Case Study on education continuity in fragile settings. Learning from a tent: Noor’s journey to graduation in Gaza 

When the war took her parents, her home, and her sense of safety, Noor was pulled from the rubble with only two things left to protect: her younger brothers and her future. She was 20 years old, displaced, grieving, and living in a tent. Still, she refused to let her education end. This is the story of how a physiotherapy student in Gaza completed her training through a phone, weak internet, and extraordinary determination, and how UNRWA’s Gaza Training Centre (GTC) adapted its entire teaching model so students like Noor could keep learning in the middle of a collapsing system. Noor is one of 21 physiotherapy students who completed their studies through this adapted model — even though 17 of them were displaced.  

Noor had just exited her teenage years when the war took almost everything from her: her parents, her home, her sense of safety. She and her two younger brothers were pulled from under the rubble and forced to rebuild their lives in a tent in Zaytoon, moving from one temporary shelter to another as the fighting intensified. Electricity, internet, food, and safety were never guaranteed. In a moment when most students would have had to abandon their studies, Noor made a different choice: she kept going. 

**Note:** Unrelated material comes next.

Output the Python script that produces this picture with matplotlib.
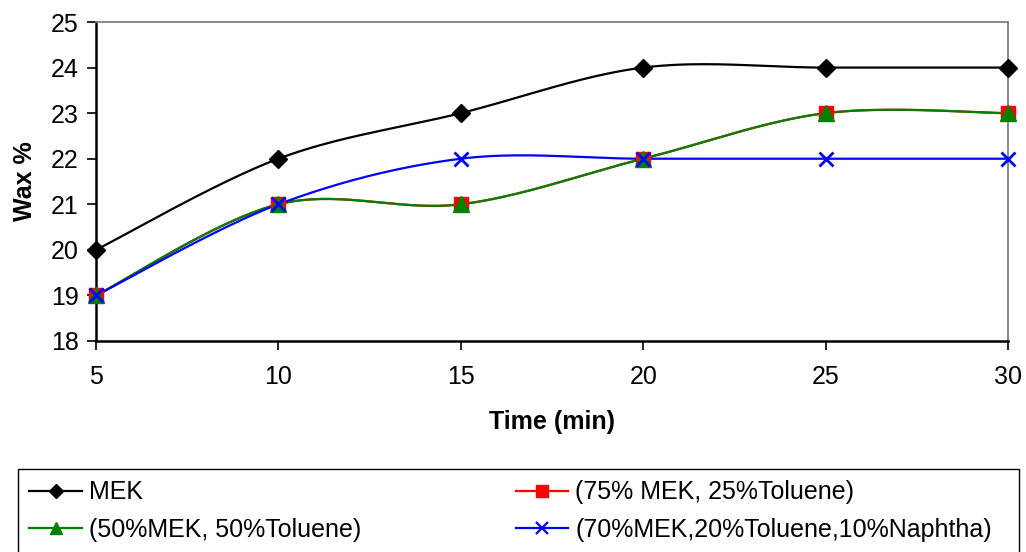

During this time the UNRWA’s Gaza Training Centre (GTC) reshaped its entire teaching model so students like her could continue learning in the middle of a collapsing system. With no stable electricity, no reliable internet, and no safe classrooms, the physiotherapy programme had to be reinvented almost overnight. UNRWA’s GTC instructors built a low‑tech, high‑care remote learning system designed for students living through war. 

What learning looked like for Noor: Studying from a tent using only a mobile phone, downloading lessons whenever she could catch a signal, recording herself practicing physiotherapy techniques on her brothers, walking long distances to reach her clinical training site, completing assignments during brief moments of electricity, staying connected through Telegram groups when nothing else worked. 

What GTC instructors did: sent daily and weekly updates through Telegram, shared explanations, practice questions, annotated screenshots, gave personalised feedback on videos students sent privately, used low‑bandwidth tools (Telegram polls, Google Forms) for exams, maintained constant communication to reduce fear and isolation. 

When clinical training finally became possible again, Noor walked long distances to reach the physiotherapy unit at El Sahaba Complex. Despite the challenges, Noor completed all remote courses, finished her graduation project, passed 18 required courses, completed her clinical training at El Sahaba Complex, earned 92% in her On‑the‑Job Training, achieved results nearly identical to her pre‑war performance, and is now preparing for the national physiotherapy licensing exam. 

Her words capture the heart of the experience: “Despite the bombings, hunger, and displacement, I wanted to continue. The support of my instructors and peers gave me strength. It made me feel that my education had not stopped.”